The toolbox runs algorithms that classify each research activity into one of
a number of different buckets using the toolbox algorithm.
Once the toolkit has taken a pass at every document, the bar
graph above shows the level of activity for each “class” of research
initiative. I asked our Data Science team to provide a simple word cloud
algorithm across each category, and it is fairly easy to see at a high level
that Topic 01 has a cloud focus, while Topic 12 has a Big Data focus.

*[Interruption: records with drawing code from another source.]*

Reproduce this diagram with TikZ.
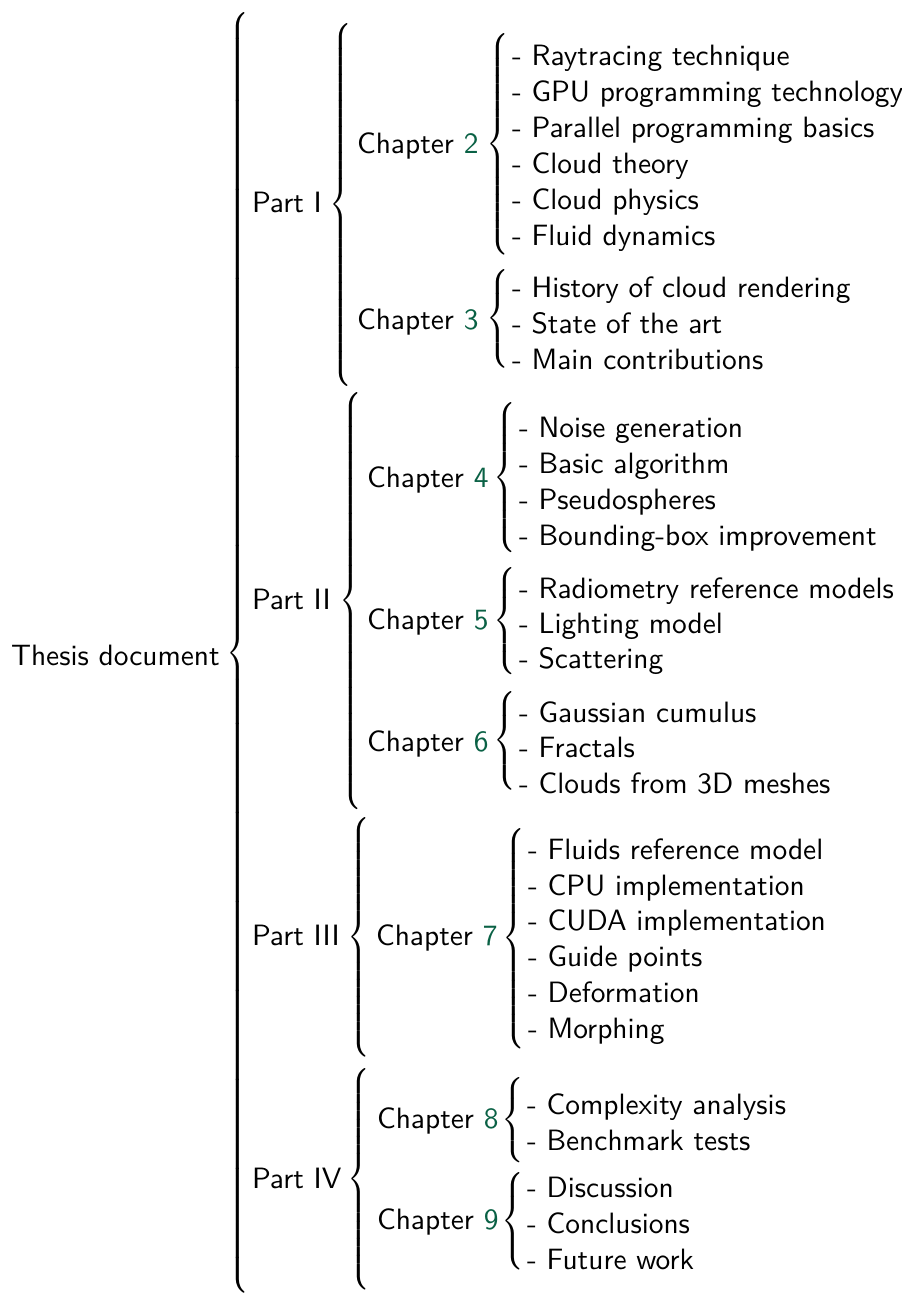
\documentclass[tikz,border=0pt]{standalone}
\usepackage{graphicx}
\usepackage{xcolor}
\definecolor{chnum}{rgb}{0.04,0.38,0.27}
\newlength\unitpx
\setlength\unitpx{0.333333pt}
% extensible TeX brace stretched to an exact total height (in px units)
\newcommand\tallbrace[1]{\resizebox*{0.85\width}{#1\unitpx}{$\left\{\vrule height \dimexpr#1\unitpx/2\relax depth \dimexpr#1\unitpx/2\relax width 0pt\right.$}}
\newcommand\chnum[1]{\textcolor{chnum}{#1}}
\tikzset{
  lbl/.style={anchor=base west, inner sep=0pt, outer sep=0pt, font=\fontsize{9.8pt}{12pt}\sffamily},
  brc/.style={anchor=west, inner sep=0pt, outer sep=0pt},
}
\begin{document}
\begin{tikzpicture}[x=0.333333pt, y=-0.333333pt]
\useasboundingbox (0,0) rectangle (902,1295);

% root
\node[lbl] (root) at (11,665) {Thesis document};
\node[brc] (broot) at (226,653) {\tallbrace{1282}};

% Part I
\node[lbl] (p1) at (252,212) {Part I};
\node[brc] (bp1) at (329,205) {\tallbrace{364}};
\node[lbl] (c2) at (357,153) {Chapter \chnum{2}};
\node[brc] (bc2) at (486,145) {\tallbrace{224}};
\node[lbl] (i21) at (512,65)  {- Raytracing technique};
\node[lbl] (i22) at (512,101) {- GPU programming technology};
\node[lbl] (i23) at (512,137) {- Parallel programming basics};
\node[lbl] (i24) at (512,173) {- Cloud theory};
\node[lbl] (i25) at (512,209) {- Cloud physics};
\node[lbl] (i26) at (512,245) {- Fluid dynamics};
\node[lbl] (c3) at (357,329) {Chapter \chnum{3}};
\node[brc] (bc3) at (486,321) {\tallbrace{104}};
\node[lbl] (i31) at (512,297) {- History of cloud rendering};
\node[lbl] (i32) at (512,333) {- State of the art};
\node[lbl] (i33) at (512,369) {- Main contributions};

% Part II
\node[lbl] (p2) at (252,609) {Part II};
\node[brc] (bp2) at (339,601) {\tallbrace{418}};
\node[lbl] (c4) at (367,487) {Chapter \chnum{4}};
\node[brc] (bc4) at (493,479) {\tallbrace{154}};
\node[lbl] (i41) at (519,437) {- Noise generation};
\node[lbl] (i42) at (519,473) {- Basic algorithm};
\node[lbl] (i43) at (519,509) {- Pseudospheres};
\node[lbl] (i44) at (519,545) {- Bounding-box improvement};
\node[lbl] (c5) at (367,629) {Chapter \chnum{5}};
\node[brc] (bc5) at (493,621) {\tallbrace{108}};
\node[lbl] (i51) at (519,598) {- Radiometry reference models};
\node[lbl] (i52) at (519,633) {- Lighting model};
\node[lbl] (i53) at (519,668) {- Scattering};
\node[lbl] (c6) at (367,751) {Chapter \chnum{6}};
\node[brc] (bc6) at (493,743) {\tallbrace{104}};
\node[lbl] (i61) at (519,722) {- Gaussian cumulus};
\node[lbl] (i62) at (519,757) {- Fractals};
\node[lbl] (i63) at (519,793) {- Clouds from 3D meshes};

% Part III
\node[lbl] (p3) at (252,945) {Part III};
\node[brc] (bp3) at (347,938) {\tallbrace{241}};
\node[lbl] (c7) at (376,945) {Chapter \chnum{7}};
\node[brc] (bc7) at (502,939) {\tallbrace{222}};
\node[lbl] (i71) at (528,859)  {- Fluids reference model};
\node[lbl] (i72) at (528,895)  {- CPU implementation};
\node[lbl] (i73) at (528,930)  {- CUDA implementation};
\node[lbl] (i74) at (528,966)  {- Guide points};
\node[lbl] (i75) at (528,1002) {- Deformation};
\node[lbl] (i76) at (528,1038) {- Morphing};

% Part IV
\node[lbl] (p4) at (252,1188) {Part IV};
\node[brc] (bp4) at (347,1180) {\tallbrace{223}};
\node[lbl] (c8) at (377,1128) {Chapter \chnum{8}};
\node[brc] (bc8) at (501,1120) {\tallbrace{85}};
\node[lbl] (i81) at (527,1114) {- Complexity analysis};
\node[lbl] (i82) at (527,1150) {- Benchmark tests};
\node[lbl] (c9) at (377,1229) {Chapter \chnum{9}};
\node[brc] (bc9) at (501,1223) {\tallbrace{102}};
\node[lbl] (i91) at (527,1197) {- Discussion};
\node[lbl] (i92) at (527,1233) {- Conclusions};
\node[lbl] (i93) at (527,1269) {- Future work};
\end{tikzpicture}
\end{document}
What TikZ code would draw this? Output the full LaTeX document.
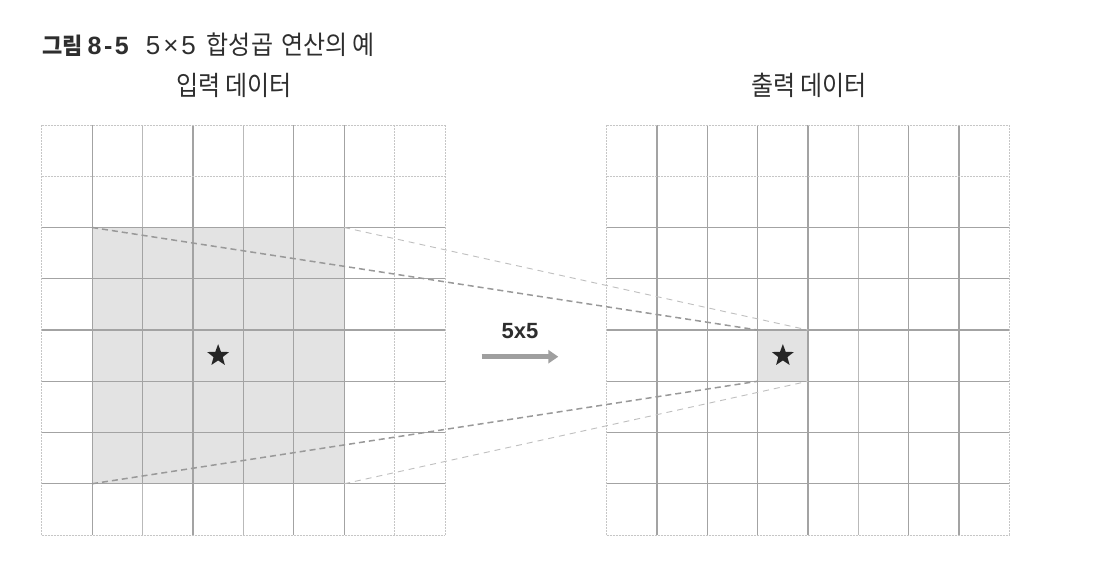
\documentclass[tikz,border=0pt]{standalone}
\usepackage{fontspec}
\usepackage{graphicx}
\setmainfont{Noto Sans CJK KR}
\newfontfamily\lat{Liberation Sans}
\usetikzlibrary{arrows.meta,shapes.geometric}
\definecolor{txt}{HTML}{2E2E2E}
\definecolor{shadefill}{HTML}{E3E3E3}
\begin{document}
\begin{tikzpicture}[x=1pt,y=-1pt,
  gfaint/.style={draw=gray!45,line width=0.8pt,dash pattern=on 2pt off 1pt},
  gmid/.style={draw=gray!55,line width=0.9pt},
  gdark/.style={draw=gray!72,line width=1.2pt},
  darkdash/.style={draw=gray!80,line width=1.5pt,dash pattern=on 6pt off 4pt},
  lightdash/.style={draw=gray!50,line width=0.9pt,dash pattern=on 6pt off 5pt},
  label/.style={font=\fontsize{24}{28}\selectfont,text=txt,inner sep=0pt},
  starmark/.style={star,star points=5,star point ratio=2.4,fill=black!85,minimum size=23pt,inner sep=0pt}]
\useasboundingbox (0,0) rectangle (1118,576);
\fill[white] (0,0) rectangle (1118,576);
\def\LX{41.7}\def\LW{50.41}\def\RX{606.7}\def\RW{50.33}\def\TY{125}\def\CH{51.25}
% shaded regions
\fill[shadefill] (\LX+\LW,\TY+2*\CH) rectangle (\LX+6*\LW,\TY+7*\CH);
\fill[shadefill] (\RX+3*\RW,\TY+4*\CH) rectangle (\RX+4*\RW,\TY+5*\CH);
% left grid
\foreach \i/\s in {0/gfaint,1/gdark,2/gmid,3/gdark,4/gmid,5/gdark,6/gdark,7/gfaint,8/gfaint}
  \draw[\s] ({\LX+\i*\LW},\TY) -- ++(0,8*\CH);
\foreach \j/\s in {0/gfaint,1/gfaint,2/gdark,3/gdark,4/gdark,5/gdark,6/gdark,7/gdark,8/gfaint}
  \draw[\s] (\LX,{\TY+\j*\CH}) -- ++(8*\LW,0);
% shaded region lines
\foreach \i in {1,...,6}
  \draw[gdark] ({\LX+\i*\LW},\TY+2*\CH) -- ++(0,5*\CH);
% right grid
\foreach \i/\s in {0/gfaint,1/gdark,2/gdark,3/gdark,4/gdark,5/gmid,6/gdark,7/gdark,8/gfaint}
  \draw[\s] ({\RX+\i*\RW},\TY) -- ++(0,8*\CH);
\foreach \j/\s in {0/gfaint,1/gfaint,2/gdark,3/gdark,4/gdark,5/gdark,6/gdark,7/gdark,8/gfaint}
  \draw[\s] (\RX,{\TY+\j*\CH}) -- ++(8*\RW,0);
% corners
\coordinate (inTL) at (\LX+\LW,\TY+2*\CH);
\coordinate (inTR) at (\LX+6*\LW,\TY+2*\CH);
\coordinate (inBL) at (\LX+\LW,\TY+7*\CH);
\coordinate (inBR) at (\LX+6*\LW,\TY+7*\CH);
\coordinate (outTL) at (\RX+3*\RW,\TY+4*\CH);
\coordinate (outTR) at (\RX+4*\RW,\TY+4*\CH);
\coordinate (outBL) at (\RX+3*\RW,\TY+5*\CH);
\coordinate (outBR) at (\RX+4*\RW,\TY+5*\CH);
% connectors
\draw[lightdash] (inTR) -- (outTR);
\draw[lightdash] (inBR) -- (outBR);
\draw[darkdash] (inTL) -- (outTL);
\draw[darkdash] (inBL) -- (outBL);
% stars
\node[starmark] (instar) at (\LX+3.5*\LW,\TY+4.5*\CH) {};
\node[starmark] (outstar) at (\RX+3.5*\RW,\TY+4.5*\CH) {};
% texts
\node[text=txt,inner sep=0pt,anchor=base west] (title) at (42,54) {%
  {\fontsize{22}{26}\selectfont\bfseries\scalebox{1}[1.05]{그림}}\hspace{5pt}%
  {\lat\fontsize{25}{28}\selectfont\bfseries 8\kern2.5pt-\kern2.5pt5}\hspace{17pt}%
  {\lat\fontsize{26}{28}\selectfont 5\kern3pt×\kern3pt5}\hspace{11pt}%
  {\fontsize{24}{28}\selectfont\scalebox{1}[1.08]{합성곱}\hspace{8pt}\scalebox{1}[1.08]{연산의}\hspace{5pt}\scalebox{1}[1.08]{예}}};
\node[label] (inlabel) at (234,85) {\scalebox{1}[1.12]{입력 데이터}};
\node[label] (outlabel) at (809,85) {\scalebox{1}[1.12]{출력 데이터}};
\node[label,font=\lat\fontsize{22}{24}\selectfont\bfseries] (klabel) at (520,331) {5x5};
% arrow
\coordinate (a1) at (481.7,356.7);
\coordinate (a2) at (558.3,356.7);
\draw[draw=gray!75,line width=4.5pt,-{Triangle[length=10pt,width=13pt,fill=gray!75]}] (a1) -- (a2);
\end{tikzpicture}
\end{document}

Furthermore, if the data above was analyzed in a given time
frame (e.g. the first half of 2013), Topic 22 would be viewed as “most active”,
while Topics 02 and 23 would qualify as “least active”. This may or may not be cause for concern
depending on the nature of the work. In
fact, given topics can be broken down into the “nature of the engagement”,
which is highlighted below:
While this type of data gives EMC a great idea about “what”
we are researching, it doesn’t provide any data at all about “where”.
I will cover EMC’s approach to solving this problem in a
future post.
Steve
EMC Fellow